Evaluation Metrics for Multiple Object Tracking
Learn different Metrics for evaluating the performance of a Multiple Object Tracking Algorithm
Multiple Object Tracking(MOT) is the task of detecting various objects of interest in a video, tracking these detected objects in subsequent frames by assigning them a unique ID, and maintaining these unique IDs as the objects move around in a video in successive frames.
Multiple Object Tracking(MOT) finds its application in video surveillance, robotics, or self-driving vehicles.
To understand the different metrics used to evaluate MOT algorithms, you first need to understand how MOT works.
MOT takes a single continuous video as an input and splits it into discrete frames at a specific frame rate(fps). The output of MOT is
- Detection: what objects are present in each frame
- Localization: where objects are in each frame
- Association: whether objects in different frames belong to the same or different objects
You are performing sports analysis using Multi-object tracking.
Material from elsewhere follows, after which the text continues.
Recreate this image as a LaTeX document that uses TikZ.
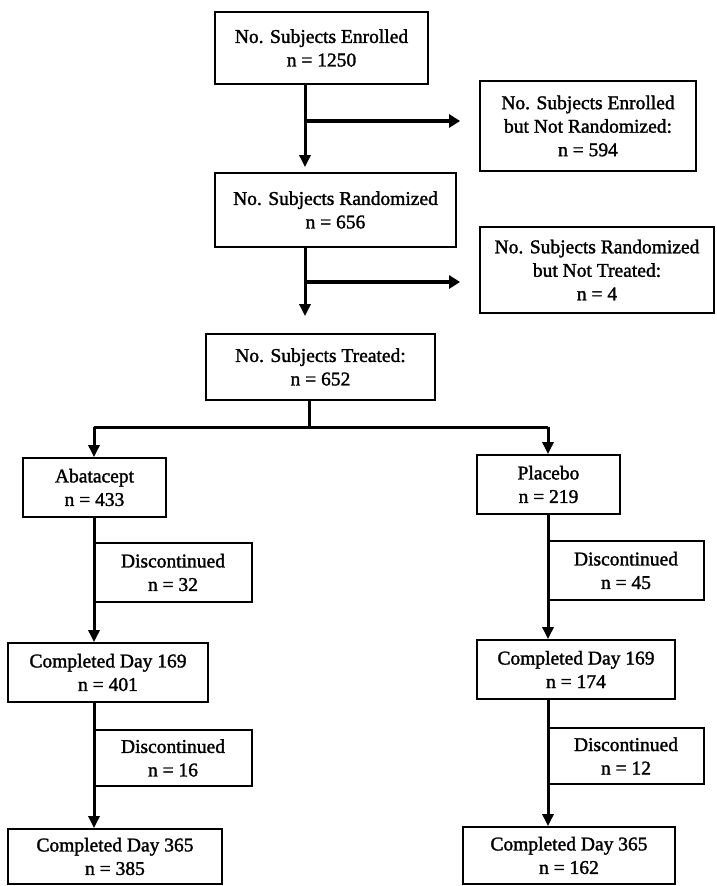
\documentclass[tikz,border=0pt]{standalone}
\usepackage{fontspec}
\newfontfamily\boxfont{Liberation Serif}[UprightFeatures={FakeBold=1.6}]
\usetikzlibrary{arrows.meta}
\begin{document}
\begin{tikzpicture}[x=1pt,y=-1pt,
  box/.style={draw,line width=1.8pt,inner sep=0pt,align=center,
    font=\boxfont\fontsize{19.5}{23.5}\selectfont},
  conn/.style={line width=3pt},
  arr/.style={line width=3pt,-{Triangle[length=12pt,width=11pt]}},
  branch/.style={line width=4.5pt,-{Triangle[length=11pt,width=13pt]}}]
\useasboundingbox[fill=white] (0,0) rectangle (716,886);
% boxes
\node[box,minimum width=213pt,minimum height=72pt] (enr) at (321.5,48) {No. Subjects Enrolled\\n = 1250};
\node[box,minimum width=216pt,minimum height=90pt] (nr) at (588,126) {No. Subjects Enrolled\\but Not Randomized:\\n = 594};
\node[box,minimum width=241pt,minimum height=74pt] (rand) at (335.5,210) {No. Subjects Randomized\\n = 656};
\node[box,minimum width=234pt,minimum height=86pt] (nt) at (597,270) {No. Subjects Randomized\\but Not Treated:\\n = 4};
\node[box,minimum width=229pt,minimum height=66pt] (tr) at (320.5,367) {No. Subjects Treated:\\n = 652};
\node[box,minimum width=143pt,minimum height=59pt] (ab) at (94.5,487.5) {Abatacept\\n = 433};
\node[box,minimum width=143pt,minimum height=59pt] (pl) at (548.5,484.5) {Placebo\\n = 219};
\node[box,minimum width=158pt,minimum height=59pt] (d1L) at (173,572.5) {Discontinued\\n = 32};
\node[box,minimum width=200pt,minimum height=59pt] (c169L) at (108,672.5) {Completed Day 169\\n = 401};
\node[box,minimum width=158pt,minimum height=56pt] (d2L) at (173,758) {Discontinued\\n = 16};
\node[box,minimum width=214pt,minimum height=55pt] (c365L) at (115,856.5) {Completed Day 365\\n = 385};
\node[box,minimum width=156pt,minimum height=59pt] (d1R) at (626,570.5) {Discontinued\\n = 45};
\node[box,minimum width=198pt,minimum height=59pt] (c169R) at (576,669.5) {Completed Day 169\\n = 174};
\node[box,minimum width=156pt,minimum height=56pt] (d2R) at (626,756) {Discontinued\\n = 12};
\node[box,minimum width=212pt,minimum height=57pt] (c365R) at (569,855.5) {Completed Day 365\\n = 162};
% trunk coordinates
\coordinate (t1) at (305,121);
\coordinate (t2) at (305,282);
\coordinate (t3) at (309,427);
\coordinate (la) at (94,0);
\coordinate (lb) at (548,0);
% top trunk
\draw[arr,shorten >=5pt] (enr.south -| t1) -- (rand.north -| t1);
\draw[branch,shorten >=19pt] (t1) -- (t1 -| nr.west);
\draw[arr,shorten >=17pt] (rand.south -| t2) -- (tr.north -| t2);
\draw[branch,shorten >=19pt] (t2) -- (t2 -| nt.west);
% split
\draw[conn] (tr.south -| t3) -- (t3);
\draw[conn] (t3 -| la) -- (t3 -| lb);
\draw[arr] (t3 -| la) -- (ab.north -| la);
\draw[arr] (t3 -| lb) -- (pl.north -| lb);
% left arm
\draw[arr] (ab.south -| la) -- (c169L.north -| la);
\draw[arr] (c169L.south -| la) -- (c365L.north -| la);
% right arm
\draw[arr] (pl.south -| lb) -- (c169R.north -| lb);
\draw[arr] (c169R.south -| lb) -- (c365R.north -| lb);
\end{tikzpicture}
\end{document}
Would you like to detect every object in the frame precisely or detect the players and their trajectories?
What is more critical for a self-driving car using a Multi-object tracking algorithm is to detect every pedestrian to avoid a collision or correctly associate the objects detected over time?
For video surveillance, is it essential to ensure all objects are detected, and their trajectories tracked accurately?
Read on to find out which MOT evaluation metrics best applies to the above scenarios.
To evaluate the performance of MOT algorithms, measure how well a tracker performs by comparing its predictions to the ground-truth set of tracking results.
Characteristics of MOT Evaluation Metrics
MOT evaluation metrics need to exhibit two significant properties
- MOT evaluation metrics need to address five error types in MOT. These five error types are False negatives(FN), False positives(FP), Fragmentation, Mergers, and Deviation.